Stone, likewise, expects his viewers to look at his account of the 20th century and conclude that their previous understanding of History is the product of a false consciousness into which shadow puppeteers have lulled them. Here, again, he runs into trouble. In A Brief History, Zinn argued that “the memory of oppressed people is one thing that cannot be taken away,” and that there is “a profound conflict of interest between the people and the government of the United States.” But he then went on to complain that the people are “passive acceptors of the official doctrine that’s handed down to them” via “pledges of allegiance, national anthems, flags waving and rhetoric blowing.” This philosophy, which Stone appears to share, might be condensed as “The People are idiots. Long live the People!”

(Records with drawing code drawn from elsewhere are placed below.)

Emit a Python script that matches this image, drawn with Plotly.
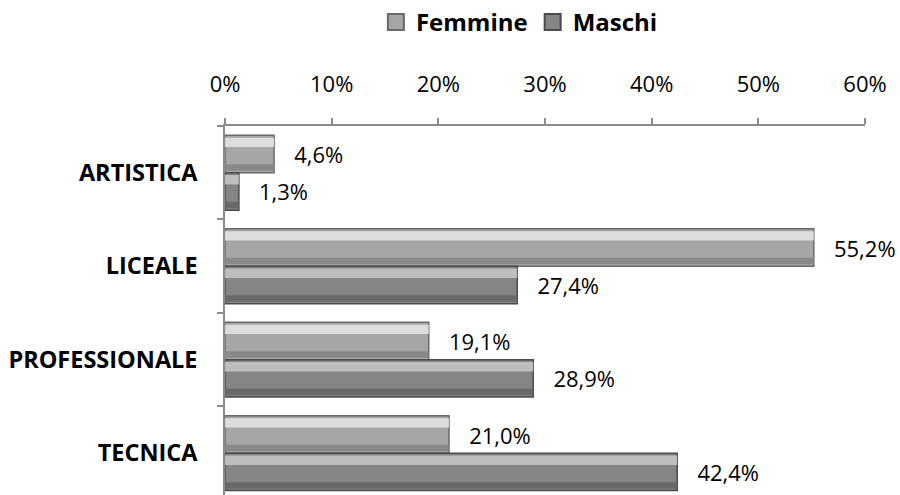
import plotly.graph_objects as go

categories = ["ARTISTICA", "LICEALE", "PROFESSIONALE", "TECNICA"]
femmine = [0.046, 0.552, 0.191, 0.210]
maschi = [0.013, 0.274, 0.289, 0.424]
series_names = ["Femmine", "Maschi"]
x_ticks = [0, 0.1, 0.2, 0.3, 0.4, 0.5, 0.6]

FONT = "Open Sans"
NB = "\u00a0\u00a0\u00a0"

fig = go.Figure()

styles = [
    # (values, name, offset, mid, edge, light, dark)
    (femmine, series_names[0], -0.4, "#a6a6a6", "#6a6a6a", "#e6e6e6", "#858585"),
    (maschi, series_names[1], 0.0, "#858585", "#4a4a4a", "#c8c8c8", "#666666"),
]

for vals, name, off, mid, edge, light, dark in styles:
    fig.add_trace(go.Bar(
        y=categories, x=vals, orientation="h", name=name, showlegend=False,
        offset=off, width=0.4,
        marker=dict(color=mid, line=dict(color=edge, width=1.5)),
        texttemplate=NB + "%{x:.1%}", textposition="outside",
        textfont=dict(family=FONT, size=22, color="#000000"),
        cliponaxis=False, constraintext="none",
        hoverinfo="x+name",
    ))
    # top highlight strip
    fig.add_trace(go.Bar(
        y=categories, x=vals, orientation="h", showlegend=False,
        offset=off + 0.025, width=0.1,
        marker=dict(color=light, opacity=0.85, line=dict(width=0)),
        hoverinfo="skip",
    ))
    # bottom shadow strip
    fig.add_trace(go.Bar(
        y=categories, x=vals, orientation="h", showlegend=False,
        offset=off + 0.31, width=0.07,
        marker=dict(color=dark, opacity=0.9, line=dict(width=0)),
        hoverinfo="skip",
    ))

# legend entries (square markers)
for vals, name, off, mid, edge, light, dark in styles:
    fig.add_trace(go.Scatter(
        x=[None], y=[None], mode="markers", name=name,
        marker=dict(symbol="square", size=16, color=mid,
                    line=dict(color=edge, width=2)),
        showlegend=True, hoverinfo="skip",
    ))

fig.update_layout(
    width=900, height=495,
    margin=dict(l=225, r=35, t=126, b=0),
    barmode="overlay",
    separators=",.",
    plot_bgcolor="white", paper_bgcolor="white",
    font=dict(family=FONT, size=22, color="#000000"),
    showlegend=True,
    legend=dict(
        orientation="h", xref="paper", yref="container",
        x=0.46, xanchor="center", y=0.955, yanchor="middle",
        font=dict(family=FONT, size=24, color="#000000", weight="bold"),
        itemwidth=30, traceorder="normal",
    ),
    xaxis=dict(
        side="top", range=[0, 0.6], tickvals=x_ticks, tickformat=".0%",
        showgrid=False, zeroline=False, showline=True,
        linecolor="#8c8c8c", linewidth=1.5,
        ticks="outside", ticklen=6, tickcolor="#8c8c8c", tickwidth=1.5,
        ticklabelstandoff=17,
        tickfont=dict(family=FONT, size=22, color="#000000"),
    ),
    yaxis=dict(
        type="category", categoryorder="array", categoryarray=categories,
        range=[3.447, -0.5],
        showgrid=False, zeroline=False, showline=True,
        linecolor="#8c8c8c", linewidth=1.5,
        ticks="outside", ticklen=6, tickcolor="#8c8c8c", tickwidth=1.5,
        tickson="boundaries", ticklabelstandoff=21,
        tickfont=dict(family=FONT, size=23.5, color="#000000", weight="bold"),
    ),
)

fig.write_html("out.html", config={"displayModeBar": False},
               post_script="document.body.style.margin='0';")
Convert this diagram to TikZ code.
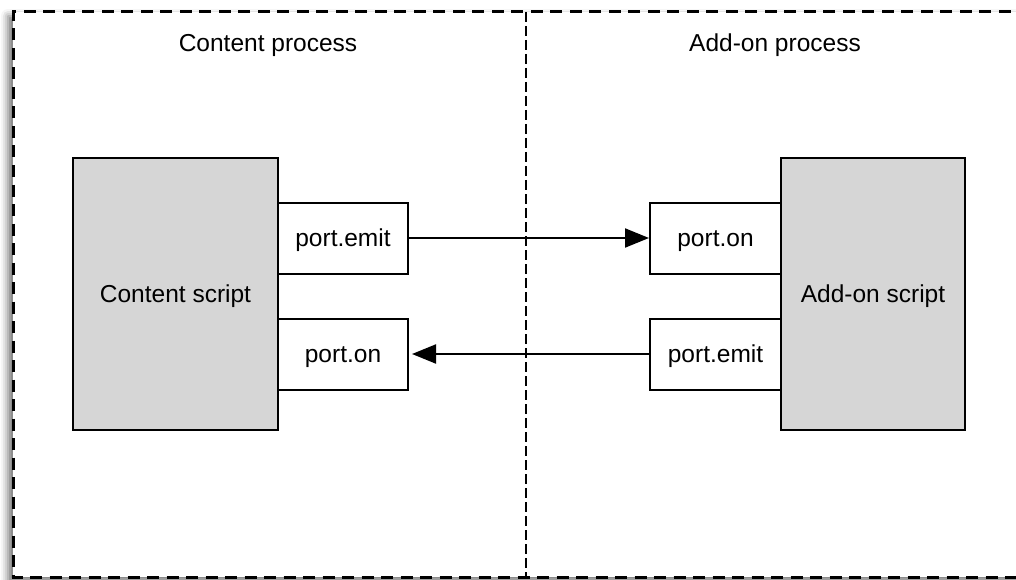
\documentclass[tikz,border=0pt]{standalone}
\usepackage{fontspec}
\setmainfont{Liberation Sans}
\usetikzlibrary{arrows.meta,shadows.blur}
\definecolor{scriptgray}{HTML}{D6D6D6}
\begin{document}
\begin{tikzpicture}[x=1pt,y=-1pt,
  font=\fontsize{24.5}{28}\selectfont,
  every node/.style={text height=17pt,text depth=0pt},
  scriptbox/.style={draw=black,line width=2pt,fill=scriptgray},
  portbox/.style={draw=black,line width=2pt,fill=white},
  msg/.style={line width=2pt,-{Triangle[length=24pt,width=19pt,fill=black]}},
  procframe/.style={line width=3pt,dash pattern=on 12pt off 7.5pt}
]
\useasboundingbox (0,0) rectangle (1016,580);
% process frame with its soft shadow
\fill[white,blur shadow={shadow xshift=-5pt,shadow yshift=-4pt,shadow blur radius=7pt,shadow opacity=55}]
  (13,12) rectangle (1030,577);
\draw[procframe] (1030,12) -- (13,12) -- (13,577) -- (1030,577);
% boundary between the two processes
\coordinate (divtop) at (526,12);
\coordinate (divbot) at (526,577);
\draw[line width=2pt,dash pattern=on 10pt off 4pt] (divtop) -- (divbot);
% process titles
\node (cproc) at (268,43) {Content process};
\node (aproc) at (775,43) {Add-on process};
% content side
\node[scriptbox,minimum width=205pt,minimum height=272pt] (cscript) at (175.5,294) {Content script};
\node[portbox,minimum width=130pt,minimum height=71pt] (cemit) at (343,238) {port.emit};
\node[portbox,minimum width=130pt,minimum height=71pt] (con) at (343,354) {port.on};
% add-on side
\node[scriptbox,minimum width=184pt,minimum height=272pt] (ascript) at (873,294) {Add-on script};
\node[portbox,minimum width=131pt,minimum height=71pt] (aon) at (715.5,238) {port.on};
\node[portbox,minimum width=131pt,minimum height=71pt] (aemit) at (715.5,354) {port.emit};
% messages
\draw[msg] (cemit.east) -- (aon.west);
\draw[msg] (aemit.west) -- ([xshift=3pt]con.east);
\end{tikzpicture}
\end{document}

To watch Stone’s documentary series is to watch a man convinced that he has somehow stumbled upon a historical truth that has eluded everybody else — a historical truth that, amazingly enough, fits with his worldview and with his hopes for future change. Howard Zinn was famous for his total lack of pretense at impartiality. “Why should we cherish objectivity?” he once asked, adding that History was not about “understanding the past,” but rather about “changing the future.” With his series, Oliver Stone has proven himself the rightful heir to Zinn’s approach. Television viewers should elect to change their present — by watching something else.
— Charles C. W. Cooke is an editorial associate at National Review.
AUTHOR’S NOTE: This article has been amended since its initial publication. I mistakenly neglected to attribute the excerpts in the eleventh paragraph to Michael Moynihan, who collected them in his November 19 Daily Beast piece on Stone. I apologize to Michael Moynihan.